Des voies olympiques ont été fixées par un décret de mai 2022 à la suite de l'ordonnance du 20 mars 2019 et seront accessibles, pendant la durée des JOP, aux accrédités, aux véhicules de transports en commun, aux taxis, aux véhicules de transport des personnes à mobilité réduite, ainsi qu’aux véhicules de sécurité et de secours.
Elles ont été déterminées pour permettre l’accès aux sites de compétition situés dans un rayon de 10 kilomètres du village Olympique en moins de 30 minutes (et une stabilité du temps de transport au-delà de 10 kilomètres).

Le rapport d'audit de septembre 2022 des mobilités dans le cadre des JOP 2024 invite à "préciser le calendrier et les modalités de mise en service des voies olympiques dans le but de gêner le moins possible les usagers du quotidien et définir une doctrine réaliste de contrôle-sanction."

En effet selon le rapport : "[...] une certaine tolérance devra ponctuellement être observée en cas de congestion de la circulation générale d’une part et d’absence de trafic sur les voies olympiques d’autre part, sauf à compromettre l’acceptabilité sociale des Jeux."

Pour protéger les sites des JOP, des périmètres où la circulation automobile sera limitée ou interdite sont également prévus.

Pour anticiper l'impact des JOP sur les déplacements quotidiens, le gouvernement a créé le site internet "anticiperlesjeux.gouv.fr" qui propose des conseils et des outils d'aide à la préparation des trajets et une carte qui indique les prévisions d'affluence dans les transports en commun et les restrictions routières.

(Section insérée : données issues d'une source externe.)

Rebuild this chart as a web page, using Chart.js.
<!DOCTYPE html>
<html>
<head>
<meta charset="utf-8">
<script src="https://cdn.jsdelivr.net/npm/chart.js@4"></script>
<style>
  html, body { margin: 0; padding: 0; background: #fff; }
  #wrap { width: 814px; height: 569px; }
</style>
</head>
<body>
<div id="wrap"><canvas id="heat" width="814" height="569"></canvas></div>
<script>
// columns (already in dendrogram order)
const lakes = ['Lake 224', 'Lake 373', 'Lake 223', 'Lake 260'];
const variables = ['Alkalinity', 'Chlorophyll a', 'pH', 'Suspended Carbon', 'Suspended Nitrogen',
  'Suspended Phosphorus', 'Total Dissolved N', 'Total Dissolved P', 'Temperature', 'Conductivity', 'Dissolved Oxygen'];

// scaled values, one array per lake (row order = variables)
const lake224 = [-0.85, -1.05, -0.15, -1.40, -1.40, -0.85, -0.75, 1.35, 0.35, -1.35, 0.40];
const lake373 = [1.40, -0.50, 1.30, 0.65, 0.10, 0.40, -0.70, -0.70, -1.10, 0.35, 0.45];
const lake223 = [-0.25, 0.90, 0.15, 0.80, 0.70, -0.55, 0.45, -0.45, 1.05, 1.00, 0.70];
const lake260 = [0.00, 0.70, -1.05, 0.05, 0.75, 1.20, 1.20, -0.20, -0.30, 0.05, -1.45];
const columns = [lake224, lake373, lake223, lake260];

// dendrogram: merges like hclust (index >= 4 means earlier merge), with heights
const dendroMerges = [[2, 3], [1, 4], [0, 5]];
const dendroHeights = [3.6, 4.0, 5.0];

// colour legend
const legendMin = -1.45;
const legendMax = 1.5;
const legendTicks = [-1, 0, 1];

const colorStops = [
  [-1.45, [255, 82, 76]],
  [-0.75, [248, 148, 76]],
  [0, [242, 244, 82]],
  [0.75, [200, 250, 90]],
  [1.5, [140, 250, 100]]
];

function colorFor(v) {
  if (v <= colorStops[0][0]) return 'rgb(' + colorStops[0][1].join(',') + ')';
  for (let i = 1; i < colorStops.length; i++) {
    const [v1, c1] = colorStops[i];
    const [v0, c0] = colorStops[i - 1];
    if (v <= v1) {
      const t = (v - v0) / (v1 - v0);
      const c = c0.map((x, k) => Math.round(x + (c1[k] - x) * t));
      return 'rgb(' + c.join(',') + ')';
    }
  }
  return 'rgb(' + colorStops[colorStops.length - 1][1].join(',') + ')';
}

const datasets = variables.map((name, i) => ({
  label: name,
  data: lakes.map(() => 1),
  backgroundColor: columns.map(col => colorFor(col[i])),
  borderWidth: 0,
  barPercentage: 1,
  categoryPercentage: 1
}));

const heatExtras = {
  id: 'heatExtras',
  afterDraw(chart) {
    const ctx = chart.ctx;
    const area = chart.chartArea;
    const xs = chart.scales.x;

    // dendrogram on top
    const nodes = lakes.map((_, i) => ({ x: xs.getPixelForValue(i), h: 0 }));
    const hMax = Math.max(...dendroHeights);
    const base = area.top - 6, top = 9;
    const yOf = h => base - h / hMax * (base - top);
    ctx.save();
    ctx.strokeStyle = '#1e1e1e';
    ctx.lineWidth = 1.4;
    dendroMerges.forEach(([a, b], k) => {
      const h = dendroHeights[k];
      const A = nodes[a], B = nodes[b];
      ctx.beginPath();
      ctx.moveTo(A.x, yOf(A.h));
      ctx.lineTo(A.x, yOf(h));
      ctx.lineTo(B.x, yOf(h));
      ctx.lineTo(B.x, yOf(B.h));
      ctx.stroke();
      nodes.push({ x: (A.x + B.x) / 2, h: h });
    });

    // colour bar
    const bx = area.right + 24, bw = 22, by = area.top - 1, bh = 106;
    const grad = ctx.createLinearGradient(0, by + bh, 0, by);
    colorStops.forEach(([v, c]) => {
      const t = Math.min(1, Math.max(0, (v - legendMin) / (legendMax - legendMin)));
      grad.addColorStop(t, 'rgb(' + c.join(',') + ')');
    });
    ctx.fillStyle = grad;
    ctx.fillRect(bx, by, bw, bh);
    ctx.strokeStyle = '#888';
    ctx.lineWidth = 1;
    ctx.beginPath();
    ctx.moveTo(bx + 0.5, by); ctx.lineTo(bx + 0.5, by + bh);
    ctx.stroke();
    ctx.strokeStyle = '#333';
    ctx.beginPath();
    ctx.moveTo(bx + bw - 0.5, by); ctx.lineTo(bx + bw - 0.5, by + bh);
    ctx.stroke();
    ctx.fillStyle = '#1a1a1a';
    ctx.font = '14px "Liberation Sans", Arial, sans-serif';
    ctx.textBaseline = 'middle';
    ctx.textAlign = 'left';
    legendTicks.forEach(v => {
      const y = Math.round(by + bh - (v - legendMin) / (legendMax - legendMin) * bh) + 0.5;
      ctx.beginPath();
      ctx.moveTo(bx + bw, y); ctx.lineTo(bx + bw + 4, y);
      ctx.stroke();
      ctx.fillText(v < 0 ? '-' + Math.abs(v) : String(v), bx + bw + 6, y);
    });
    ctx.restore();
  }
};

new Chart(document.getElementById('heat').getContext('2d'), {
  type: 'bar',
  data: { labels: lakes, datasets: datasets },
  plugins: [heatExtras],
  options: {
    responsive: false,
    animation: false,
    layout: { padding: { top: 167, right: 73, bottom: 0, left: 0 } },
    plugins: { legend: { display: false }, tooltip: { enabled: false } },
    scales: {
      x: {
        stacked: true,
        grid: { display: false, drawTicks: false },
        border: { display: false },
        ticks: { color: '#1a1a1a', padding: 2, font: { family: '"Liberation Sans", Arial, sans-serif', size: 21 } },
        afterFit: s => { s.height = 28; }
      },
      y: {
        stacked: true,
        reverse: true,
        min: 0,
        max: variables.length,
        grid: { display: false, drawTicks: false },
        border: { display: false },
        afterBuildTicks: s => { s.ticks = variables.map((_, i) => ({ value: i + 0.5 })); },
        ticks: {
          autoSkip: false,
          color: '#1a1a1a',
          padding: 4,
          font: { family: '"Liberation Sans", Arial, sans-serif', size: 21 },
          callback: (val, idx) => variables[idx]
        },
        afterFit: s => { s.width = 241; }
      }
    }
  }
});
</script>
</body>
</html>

Si la communication axée autour du site fait valoir un renfort inédit de l’offre et le déploiement de nouvelles infrastructures de transports, elle invite également à :

  • diminuer ses déplacements ;
  • décaler ses horaires de trajet ;
  • dévier son itinéraire ;
  • se détourner de son mode de transport habituel.

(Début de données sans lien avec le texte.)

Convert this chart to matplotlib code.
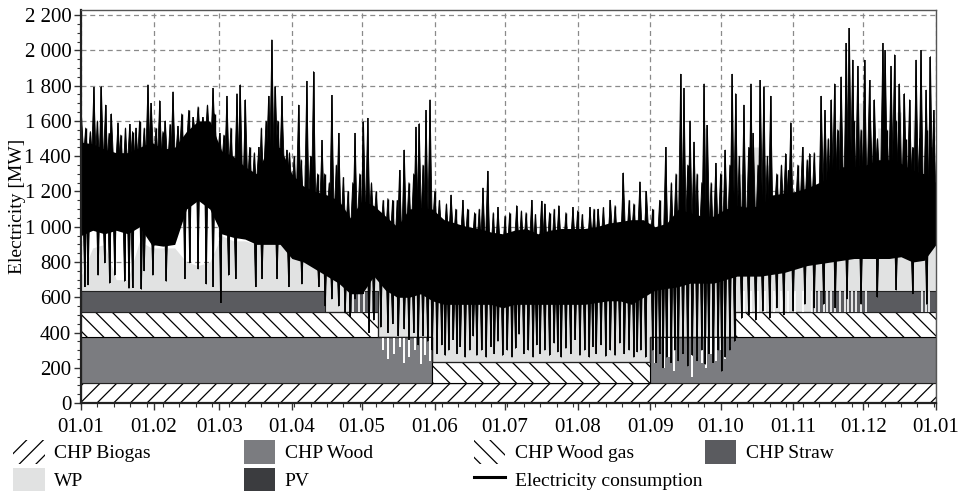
import numpy as np
import matplotlib.pyplot as plt
from matplotlib.patches import Patch
from matplotlib.lines import Line2D
from matplotlib.collections import PolyCollection
from matplotlib.ticker import FuncFormatter, MultipleLocator

plt.rcParams['font.family'] = ['Liberation Serif', 'DejaVu Serif']
plt.rcParams['hatch.linewidth'] = 0.9

# --- month axis (day of year) ---
month_days = [0, 31, 59, 90, 120, 151, 181, 212, 243, 273, 304, 334, 365]
month_labels = ['01.01', '01.02', '01.03', '01.04', '01.05', '01.06', '01.07',
                '01.08', '01.09', '01.10', '01.11', '01.12', '01.01']

# --- CHP schedule, step segments (start day of each segment) [MW] ---
seg_start = [0, 104, 115, 127, 150, 243, 279, 312]
chp_biogas = [115, 115, 115, 115, 115, 115, 115, 115]
chp_wood = [260, 260, 260, 260, 0, 260, 260, 260]
chp_woodgas = [140, 140, 140, 0, 120, 0, 140, 140]
chp_straw = [120, 0, 120, 0, 0, 0, 0, 120]

# --- 5-day grid [MW] ---
grid_days = list(range(0, 366, 5))
cons_high = [1480, 1470, 1440, 1420, 1420, 1450, 1480, 1440, 1450, 1540,
             1600, 1600, 1430, 1400, 1340, 1300, 1450, 1450, 1300, 1230,
             1200, 1180, 1150, 1050, 1150, 1120, 1060, 1000, 1100, 1110,
             1100, 1040, 1020, 1000, 990, 970, 960, 980, 990, 960,
             980, 990, 990, 990, 1000, 1020, 1030, 1040, 1040, 1000,
             1020, 1100, 1080, 1060, 1060, 1100, 1120, 1110, 1120, 1180,
             1190, 1200, 1220, 1250, 1280, 1340, 1340, 1350, 1380, 1380,
             1360, 1320, 1300, 1250]
cons_low = [950, 980, 960, 980, 960, 1000, 900, 890, 900, 1100,
            1150, 1100, 960, 940, 930, 900, 900, 900, 820, 800,
            760, 720, 680, 620, 620, 720, 640, 600, 600, 620,
            580, 560, 560, 560, 560, 560, 540, 560, 560, 560,
            560, 560, 560, 560, 570, 580, 580, 560, 600, 640,
            650, 660, 680, 680, 680, 700, 720, 720, 720, 730,
            740, 760, 780, 790, 800, 810, 820, 820, 820, 820,
            830, 800, 810, 900]
wp_top = [720, 880, 900, 700, 700, 920, 880, 880, 880, 800,
          780, 800, 950, 920, 920, 900, 900, 900, 830, 820,
          780, 740, 700, 660, 660, 720, 660, 640, 640, 640,
          600, 600, 600, 600, 600, 600, 600, 600, 600, 600,
          600, 600, 600, 600, 600, 600, 600, 600, 600, 680,
          680, 700, 700, 700, 700, 720, 740, 740, 740, 750,
          760, 790, 810, 820, 830, 840, 850, 850, 850, 850,
          850, 830, 830, 900]

# tall consumption peaks above the dense band (day, MW)
peak_days = [0.2, 5.5, 8.7, 10.5, 13, 15.8, 20.8, 23.5, 28.6, 30, 33.6, 36, 39.3,
             41.4, 48, 52, 56.4, 59.2, 62.3, 66.6, 68, 70.2, 75.9, 80.1, 81.5,
             83, 85.8, 87.9, 92.9, 96.4, 99.3, 102.9, 107.1, 110, 117, 120.6,
             122.4, 136, 138, 143, 144.4, 147.3, 149, 158, 163, 171.6, 173.6,
             178, 186, 192.4, 196.6, 198, 204, 210, 217.3, 220.8, 226, 231.5,
             238.6, 241.4, 249.6, 256, 257.4, 260, 261.7, 266, 267.4, 271, 275,
             278, 279.5, 283, 286, 287, 290, 291.5, 294.4, 300.8, 303, 308, 311,
             316, 317.6, 320.3, 321.7, 324.5, 326.7, 328, 329.4, 331.6, 334.5,
             336.6, 338.7, 342.3, 343.3, 345.8, 347.3, 349.4, 351.5, 353.7,
             356.5, 358.6, 360.8, 362.6, 364]
peak_vals = [1640, 1790, 1795, 1690, 1640, 1590, 1580, 1560, 1805, 1700, 1715, 1600,
             1765, 1570, 1620, 1620, 1785, 1530, 1740, 1755, 1805, 1720, 1450, 1740,
             2060, 1795, 1740, 1435, 1690, 1825, 1880, 1490, 1745, 1530, 1530, 1595,
             1615, 1320, 1435, 1565, 1585, 1660, 1720, 1180, 1150, 1220, 1315, 1110,
             1120, 1150, 1145, 1130, 1120, 1110, 1110, 1100, 1150, 1305, 1255, 1200,
             1450, 1865, 1785, 1600, 1480, 1810, 1575, 1360, 1435, 1865, 1755, 1690,
             1810, 1530, 1830, 1795, 1740, 1415, 1590, 1450, 1415, 1740, 1660, 1720,
             1810, 1850, 2040, 2125, 1945, 1910, 1945, 1830, 1720, 2040, 2000, 1910,
             1975, 1810, 1755, 1720, 1945, 2000, 1775, 1965, 1660]

# smaller daily peaks along the top of the band (day, MW)
minor_days = [2, 4, 7, 12, 17, 19, 22, 25, 27, 32, 35, 38, 43, 46, 50, 54, 57,
              61, 64, 72, 74, 77, 79, 84, 89, 91, 94, 98, 101, 104, 106, 109, 112,
              114, 116, 119, 124, 126, 129, 131, 133, 135, 140, 142, 146, 151, 153,
              156, 160, 165, 168, 170, 176, 181, 183, 188, 190, 194, 200, 202, 207,
              212, 214, 219, 223, 228, 234, 236, 244, 247, 252, 254, 259, 263, 265,
              269, 273, 277, 281, 285, 289, 293, 297, 299, 302, 306, 310, 313, 319,
              323, 330, 333, 337, 340, 344, 348, 352, 355, 358, 361, 363]
minor_vals = [1560, 1540, 1600, 1530, 1520, 1560, 1540, 1600, 1560, 1560, 1540, 1580,
              1640, 1660, 1680, 1690, 1640, 1520, 1560, 1450, 1420, 1560, 1600, 1600,
              1420, 1400, 1380, 1400, 1300, 1300, 1250, 1350, 1280, 1200, 1250, 1300,
              1250, 1200, 1150, 1160, 1150, 1150, 1250, 1300, 1350, 1200, 1150, 1130,
              1100, 1100, 1080, 1100, 1080, 1060, 1080, 1090, 1080, 1070, 1080, 1100,
              1080, 1090, 1070, 1100, 1110, 1120, 1150, 1130, 1100, 1150, 1250, 1300,
              1350, 1300, 1250, 1250, 1300, 1350, 1400, 1450, 1350, 1400, 1300, 1350,
              1320, 1350, 1380, 1420, 1500, 1550, 1600, 1550, 1600, 1500, 1550, 1600,
              1500, 1450, 1500, 1550, 1450]

# consumption troughs below the dense band (day, MW)
trough_days = [1.6, 3, 7.3, 10.1, 12.2, 14.4, 18.6, 20.5, 22, 25.8, 27, 30.7, 36.4,
               44.3, 46.4, 50, 53.5, 56.4, 59.6, 63, 66, 74.5, 77.3, 83.7, 88.7,
               94.3, 101.5, 104.3, 107.1, 110, 112.8, 115, 117, 120.6, 123, 125,
               128, 131, 133, 135.5, 138, 140, 142, 144, 146, 148, 150, 152, 154,
               155.5, 157, 159, 160.5, 162, 164, 166, 167.5, 169, 171, 173, 175,
               176.5, 178, 180, 182, 184, 185.5, 187, 189, 191, 193, 194.5, 196,
               198, 200, 202, 203.5, 205, 207, 209, 211, 213, 215, 217, 218.5, 220,
               222, 224, 226, 228, 230, 232, 234, 236, 237.5, 239, 241, 244, 245.5,
               247, 248.5, 250, 252, 253.5, 255, 257, 259, 261, 263, 265, 266.5,
               268, 270, 272, 273.5, 275, 277, 279, 282, 285, 288, 291, 294, 297,
               300, 304, 309, 313, 317, 322, 327, 333, 340, 348, 355, 361]
trough_vals = [660, 670, 725, 795, 680, 725, 690, 650, 655, 645, 750, 725, 690,
               705, 795, 760, 675, 660, 570, 725, 705, 660, 705, 705, 660,
               675, 660, 550, 590, 550, 510, 490, 590, 620, 400, 470,
               430, 400, 450, 380, 420, 360, 400, 330, 380, 350, 300, 280, 330,
               270, 300, 360, 280, 320, 260, 300, 380, 270, 300, 260, 320,
               280, 350, 270, 300, 260, 310, 390, 280, 300, 260, 330, 280,
               300, 270, 340, 290, 260, 310, 280, 360, 270, 300, 260, 320, 280,
               330, 265, 300, 270, 340, 280, 300, 260, 290, 300, 260, 300, 230,
               280, 200, 260, 230, 300, 240, 280, 210, 270, 240, 300, 220,
               280, 230, 300, 180, 260, 300, 350, 480, 500, 470, 520, 480, 540,
               500, 520, 560, 540, 560, 540, 590, 560, 600, 640, 620, 560]

# WP output above the consumption band (day, MW)
wp_peak_days = [96, 266.5, 282, 288, 293, 318, 323, 333, 341, 349, 356, 363]
wp_peak_vals = [1350, 1560, 1300, 1450, 1350, 1500, 1600, 1700, 1560, 1650, 1600, 1500]

# hours without straw / reduced wood output (day, lower MW)
straw_gap_days = [116, 118.5, 121, 124, 283, 286, 289, 292, 296, 299, 302, 305, 308,
                  312, 313.5, 315, 317, 318.5, 320, 322, 324, 326, 327.5, 329, 331,
                  333, 335, 359, 360.5, 362]
wood_dip_days = [129, 131, 133.5, 136, 138, 140, 142.5, 145, 147, 149,
                 245, 247, 249, 251, 253, 255, 257, 259, 261, 263, 265, 267,
                 269, 271, 273, 275, 277]
wood_dip_vals = [300, 250, 280, 320, 230, 260, 300, 220, 270, 240,
                 230, 290, 200, 260, 180, 240, 290, 210, 150, 260, 230, 200,
                 280, 240, 300, 250, 320]

c_wood = '#7b7c80'
c_straw = '#5a5b5f'
c_wp = '#e1e2e2'
c_pv = '#3b3c3f'


def spike_polys(days, tips, bases, half_width):
    # narrow triangles: broad base (several hours) tapering to the peak hour
    return [[(d - half_width, b), (d, t), (d + half_width, b)]
            for d, t, b in zip(days, tips, bases)]


fig = plt.figure(figsize=(9.64, 4.91), dpi=100)
ax = fig.add_axes([0.084, 0.179, 0.887, 0.801])
ax.set_axisbelow(True)
ax.grid(True, which='major', color='#8a8a8a', linestyle=(0, (4, 3)), lw=0.9)

# WP (light grey) underneath, CHP bands on top of it
ax.fill_between(grid_days, 0, wp_top, color=c_wp, lw=0, zorder=1)

seg_x = seg_start + [365]


def ext(v):
    return list(v) + [v[-1]]


b0 = np.zeros(len(seg_x))
b1 = b0 + ext(chp_biogas)
b2 = b1 + ext(chp_wood)
b3 = b2 + ext(chp_woodgas)
b4 = b3 + ext(chp_straw)
ax.fill_between(seg_x, b0, b1, step='post', facecolor='white', edgecolor='black',
                hatch='//', lw=0.8, zorder=2)
ax.fill_between(seg_x, b1, b2, step='post', facecolor=c_wood, edgecolor='#222222',
                lw=0.8, zorder=2)
ax.fill_between(seg_x, b2, b3, step='post', facecolor='white', edgecolor='black',
                hatch='\\\\', lw=0.8, zorder=2)
ax.fill_between(seg_x, b3, b4, step='post', facecolor=c_straw, edgecolor='#222222',
                lw=0.8, zorder=2)

ax.vlines(straw_gap_days, 515, 635, color='white', lw=1.2, zorder=3)
ax.vlines(wood_dip_days, wood_dip_vals, 372, color='white', lw=1.4, zorder=3)
ax.vlines(wp_peak_days, np.interp(wp_peak_days, grid_days, cons_low), wp_peak_vals,
          color=c_wp, lw=3.5, zorder=3)

# electricity consumption: dense daily band plus peaks and troughs
ax.fill_between(grid_days, cons_low, cons_high, color='black', lw=0, zorder=4)

peak_base = np.interp(peak_days, grid_days, cons_high) - 60
minor_base = np.interp(minor_days, grid_days, cons_high) - 60
trough_base = np.interp(trough_days, grid_days, cons_low) + 60
polys = (spike_polys(peak_days, peak_vals, peak_base, 0.9)
         + spike_polys(minor_days, minor_vals, minor_base, 0.8)
         + spike_polys(trough_days, trough_vals, trough_base, 0.6))
ax.add_collection(PolyCollection(polys, facecolors='black', edgecolors='black',
                                 linewidths=0.6, zorder=4))
ax.vlines(peak_days, peak_base, peak_vals, color='black', lw=1.1, zorder=4)
ax.vlines(minor_days, minor_base, minor_vals, color='black', lw=1.0, zorder=4)
ax.vlines(trough_days, trough_vals, trough_base, color='black', lw=1.3, zorder=4)

ax.set_xlim(0, 365)
ax.set_ylim(0, 2230)
ax.set_xticks(month_days)
ax.set_xticklabels(month_labels)
ax.xaxis.set_minor_locator(MultipleLocator(7))
ax.set_yticks(range(0, 2201, 200))
ax.yaxis.set_minor_locator(MultipleLocator(50))
ax.yaxis.set_major_formatter(FuncFormatter(lambda v, p: f"{int(v):,}".replace(",", " ")))
ax.tick_params(axis='both', which='major', labelsize=15, length=5, width=1, color='#333333')
ax.tick_params(axis='both', which='minor', length=3, width=0.8, color='#333333')
ax.tick_params(axis='x', pad=6)
ax.tick_params(axis='y', pad=2)

for s in ['left', 'bottom']:
    ax.spines[s].set_linewidth(1.6)
    ax.spines[s].set_color('#222222')
for s in ['top', 'right']:
    ax.spines[s].set_linewidth(1.0)
    ax.spines[s].set_color('#555555')
for s in ax.spines.values():
    s.set_zorder(6)

ax.set_ylabel('Electricity [MW]', fontsize=14)
ax.yaxis.set_label_coords(-0.064, 0.5)

# legend in four columns
columns = [
    [(Patch(facecolor='white', edgecolor='black', hatch='//', lw=0), 'CHP Biogas'),
     (Patch(facecolor=c_wp, edgecolor='none'), 'WP')],
    [(Patch(facecolor=c_wood, edgecolor='none'), 'CHP Wood'),
     (Patch(facecolor=c_pv, edgecolor='none'), 'PV')],
    [(Patch(facecolor='white', edgecolor='black', hatch='\\\\', lw=0), 'CHP Wood gas'),
     (Line2D([], [], color='black', lw=2.2), 'Electricity consumption')],
    [(Patch(facecolor=c_straw, edgecolor='none'), 'CHP Straw')],
]
col_x = [0.014, 0.253, 0.492, 0.731]
for cx, entries in zip(col_x, columns):
    fig.legend([e[0] for e in entries], [e[1] for e in entries],
               loc='upper left', bbox_to_anchor=(cx, 0.104), frameon=False,
               fontsize=14, handlelength=1.6, handleheight=1.5, handletextpad=0.5,
               borderaxespad=0, borderpad=0, labelspacing=0.2)

fig.savefig('out.png', dpi=100)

La suppression de la gratuité des transports collectifs pour les spectateurs

La gratuité des billets de transports collectifs pour les détenteurs de billets pour les jeux constituait l’un des engagements du dossier de candidature.
Les différentes optimisations recherchées lors du processus de révision du budget pluriannuel du comité d'organisation des jeux Olympiques et Paralympiques(COJOP) en 2022 ont conduit à l’abandon de la prise en charge de la gratuité pour les spectateurs, le budget correspondant étant chiffré par le COJOP à 44,7 millions d'euros. Le budget pluriannuel révisé du COJOP maintient en revanche la prise en charge des transports collectifs pour les personnes accréditées, avec un budget de 6,3 millions d'euros.